Yang pasti, ada tembakan di dekat Republic Square pada 6 Januari di tengah laporan bentrokan yang sedang berlangsung antara pasukan keamanan dan demonstran bersenjata.
Kementerian Dalam Negeri mengatakan pihaknya "melikuidasi" lebih dari 26 "penjahat bersenjata" dan menangkap lebih dari 3.000 orang dalam beberapa hari terakhir. Dikatakan 18 polisi dan pasukan penjaga nasional telah tewas. Beberapa laporan mengklaim puluhan demonstran telah tewas sejak protes dimulai.
Tuleuzhanova bersikeras dalam sebuah wawancara dengan Layanan Kazakh RFE/RL bahwa mereka yang ditembaki di Almaty Republic Square tak lama setelah matahari terbenam pada 6 Januari adalah aktivis muda Kazakh yang tidak bersenjata.
Para pendemo kemudian menolak narasi Presiden Kassym-Jomart Tokayev yang menyebut mereka sebagai teroris yang harus ditembaki, dengan membentangkan spanduk yang menyatakan "Kami bukan teroris!" dan “Toqaev: Jangan tembak kami!”
Para pengunjuk rasa juga menyerukan pembentukan unit milisi lokal untuk melindungi orang-orang dari apa yang mereka sebut sebagai “provokator.”
Kazakhstan berada dalam kekisruhan politik di bawah kekuasaan presiden pertama Kazakhstan Nursultan Nazarbayev, yang mundur pada 2019 lalu, kemudian menjabat sebagai Ketua Dewan Keamanan yang berkiprah menentukan arah kekuasaan Kazakhstan.
Aksi protes yang meletus pada 2 Januari adalah luapan dari ketegangan yang sudah lama menumpuk.

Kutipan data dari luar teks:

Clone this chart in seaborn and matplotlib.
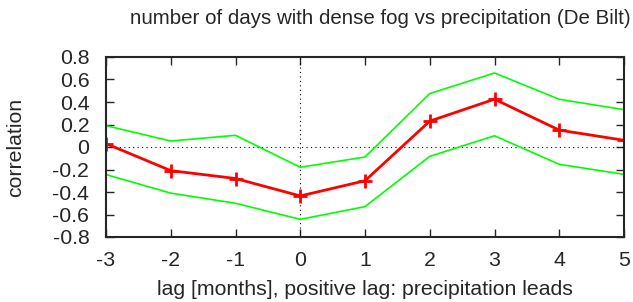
import numpy as np
import pandas as pd
import matplotlib
matplotlib.use('Agg')
import matplotlib.pyplot as plt
import seaborn as sns

lag = [-3, -2, -1, 0, 1, 2, 3, 4, 5]
corr = [0.03, -0.21, -0.28, -0.435, -0.30, 0.23, 0.425, 0.15, 0.06]
upper = [0.19, 0.053, 0.104, -0.18, -0.089, 0.475, 0.658, 0.424, 0.332]
lower = [-0.245, -0.41, -0.50, -0.643, -0.53, -0.083, 0.10, -0.154, -0.243]
ytick_labels = ['-0.8', '-0.6', '-0.4', '-0.2', '0', '0.2', '0.4', '0.6', '0.8']

df = pd.DataFrame({'lag': lag, 'corr': corr, 'upper': upper, 'lower': lower})

sns.set_style('ticks')
plt.rcParams['font.family'] = ['Liberation Sans', 'DejaVu Sans']
plt.rcParams['font.size'] = 15.3
plt.rcParams['axes.unicode_minus'] = False

fig = plt.figure(figsize=(6.33, 3.02), dpi=100)
ax = fig.add_axes([106 / 633, 1 - 237 / 302, (624 - 106) / 633, 180 / 302])

ax.axhline(0, color='black', lw=0.8, ls=(0, (1, 3)), zorder=1)
ax.axvline(0, color='black', lw=0.8, ls=(0, (1, 3)), zorder=1)
sns.lineplot(data=df, x='lag', y='upper', color='#00ff00', lw=1.2, ax=ax)
sns.lineplot(data=df, x='lag', y='lower', color='#00ff00', lw=1.2, ax=ax)
sns.lineplot(data=df, x='lag', y='corr', color='red', lw=2, marker='+',
             markersize=10, markeredgewidth=2, markeredgecolor='red', ax=ax)

ax.set_xlim(-3, 5)
ax.set_ylim(-0.8, 0.8)
ax.set_xticks(range(-3, 6))
ax.set_yticks(np.linspace(-0.8, 0.8, 9))
ax.set_yticklabels(ytick_labels)
ax.tick_params(direction='in', top=True, right=True, length=6, width=1)
ax.tick_params(axis='y', pad=12)
ax.tick_params(axis='x', pad=10)
for s in ax.spines.values():
    s.set_linewidth(1.5)
    s.set_visible(True)

ax.set_xlabel('lag [months], positive lag: precipitation leads', labelpad=7)
ax.set_ylabel('correlation', labelpad=20)
ax.set_title('number of days with dense fog vs precipitation (De Bilt)', pad=24,
             fontsize=14.8, x=(380 - 106) / (624 - 106))

fig.savefig('out.png', dpi=100)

Namun, perlu diingat, sebagaimana yang disampaikan Tokayev para perusuh diduga kebanyakan bukanlah orang Kazakh, melainkan pihak luar
Para penuntut meminta keadilan di negara yang telah kehilangan demokrasinya itu. Tuntutan para demonstran itu sendiri telah berkembang biak ketika protes telah menyebar ke seluruh negeri.
Salah satu tuntutan utama oleh banyak orang untuk reformasi demokrasi akan memaksa pejabat daerah untuk mengambil bagian dalam pemilihan daripada ditunjuk oleh pemerintahan presiden di ibu kota, Nur-Sultan.
Tetapi para kritikus mencatat bahwa Kazakhstan tidak pernah mengadakan pemilihan yang dianggap "bebas dan adil" oleh pengamat Barat sejak runtuhnya Uni Soviet pada tahun 1991.
Dalam pemilihan legislatif Januari 2021, tidak ada kelompok oposisi yang terpilih menjadi anggota parlemen Kazakh. Itu karena upaya untuk mendaftarkan suara itu oleh kelompok oposisi seperti Partai Demokrat dan partai El Tiregi (Ketergantungan Nasional) pimpinan Nurzhan Altaev semuanya ditolak.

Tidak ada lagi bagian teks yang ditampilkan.